6.         Batasan Wilayah wilayah maksimal operasi pertambangan
Pasal 53       : Pemegang IUP Operasi produksi mineral logam diberi WIUP dengan luas paling banyak 25.000 (dua puluh lima ribu) hektare
Pasal 56 : Pemegang IUP Operasi produksi mineral bukan logam diberi WIUP dengan luas paling banyak 5.000 (lima ribu) hektare
Pasal 59 : Pemegang IUP Operasi produksi batuan diberi WIUP dengan luas paling banyak 1.000 (seribu) hektare
Pasal 62 : Pemegang IUP Operasi produksi batubara diberi WIUP dengan luas paling banyak 15.000 (lima belas ribu) hektare
Peraturan yang tidak menetapkan batas bawah untuk luasan wilayah operasi pertambangan ini memungkinkan lahan yang sempit namun mempunyai cadangan yang ekonomis untuk diusahakan dapat tetap ditambang. Di satu sisi, pembatasan luas lahan yang dapat diusahakan dapat diartikan sebagai pembatasan bagi perusahaan untuk menjadi besar, akan tetapi di sisi lain kebijakan tersebut bertujuan sebagai pencegahan monopoli lahan dan pemeliharaan lingkungan hidup. Pembenaran ini sesuai dengan salah satu tujuan UU Minerba, yaitu menjamin manfaat pertambangan mineral dan batubara secara berkelanjutan dan berwawasan lingkungan hidup sesuai dengan asas yang secara terencana mengintegrasikan dimesi ekonomi, lingkungan, sosial dan budaya dalam keseluruhan usaha pertambangan mineral dan batubara untuk mewujudkan kesejahteraan masa kini dan mendatang.

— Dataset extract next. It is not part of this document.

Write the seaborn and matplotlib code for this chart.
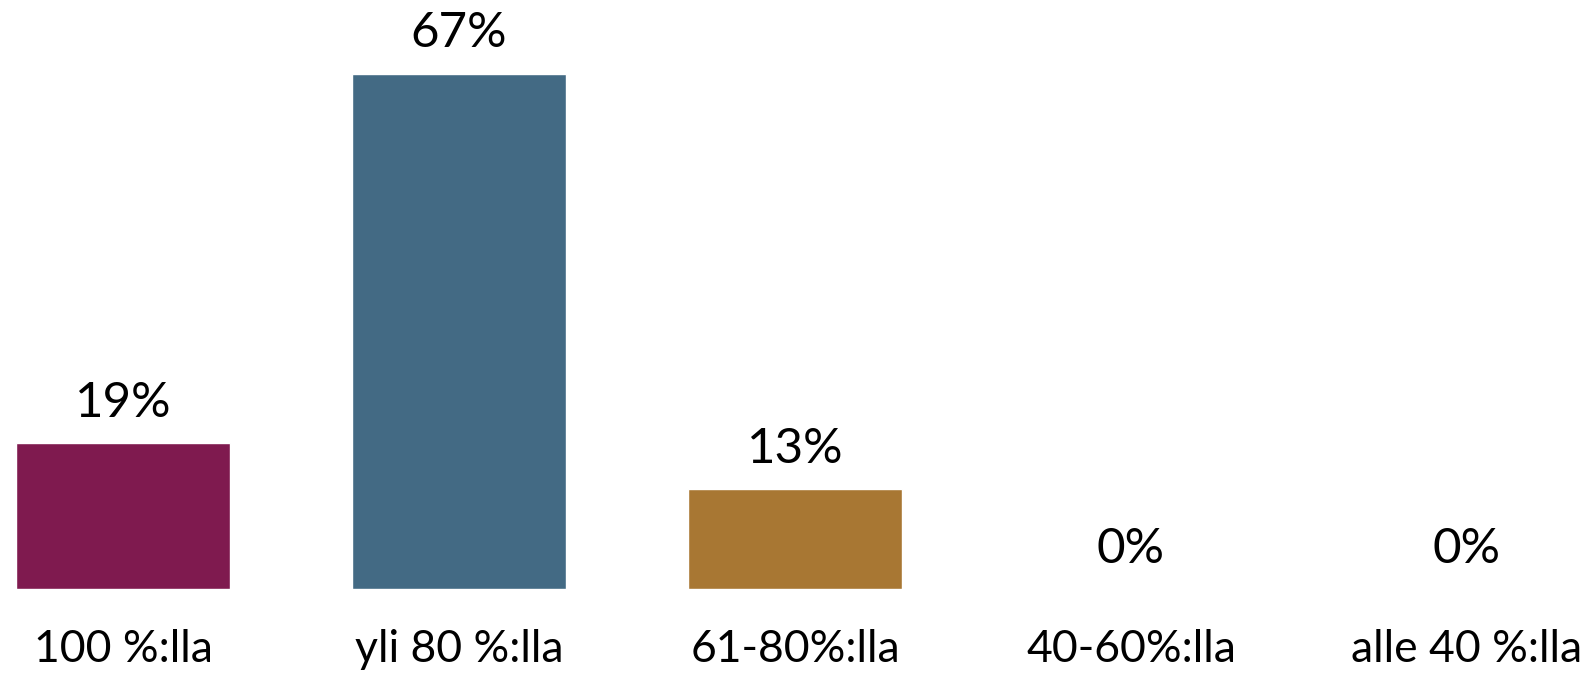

C.        Kelebihan Undang-Undang Nomor 4 Tahun 2009 tentang Pertambangan Mineral dan Batubara
Undang-Undang Nomor 4 Tahun 2009 tentang Pertambangan Mineral dan Batubara telah memberikan kepastian hukum karena:
1.         Undang-Undang Nomor 4 Tahun 2009 tentang Pertambangan Mineral dan Batubara berkembang, seperti demokratisasi, HAM dan lingkungan hidup sehingga sudah tidak bertentangan dengan Undang-Undang yang ada, antara lain dengan Undang-Undang Nomor 32 Tahun 2004 tentang Pemerintah daerah;
2.         Undang-Undang Nomor 4 Tahun 2009 tentang Pertambangan Mineral dan Batubara telah mengatur distribusi kewenangan yang jelas antara penyelenggaraan kebijakan pertambangan umum. Di samping itu juga terdapat mekanisme pemberian sanksi terhadap pelaku pelanggaran;
3.         Pemerintah juga dapat menetapkan prioritas nasional seperti Domestic Market Obligation (DMO), nilai tambah hasil tambang, Pemerintah divestasi, dan lain-lain;
4.         Bagi pengusaha telah diatur secara mekanisme pengusahaan mulai dari sistem pelelangan, luas wilayah, jangka waktu, dan lain-lain;
5.         Masyarakat di sekitar tambang juga dilindungi hak-haknya mulai dari kewajiban pengembangan masyarakat dan perlindungan lingkungan.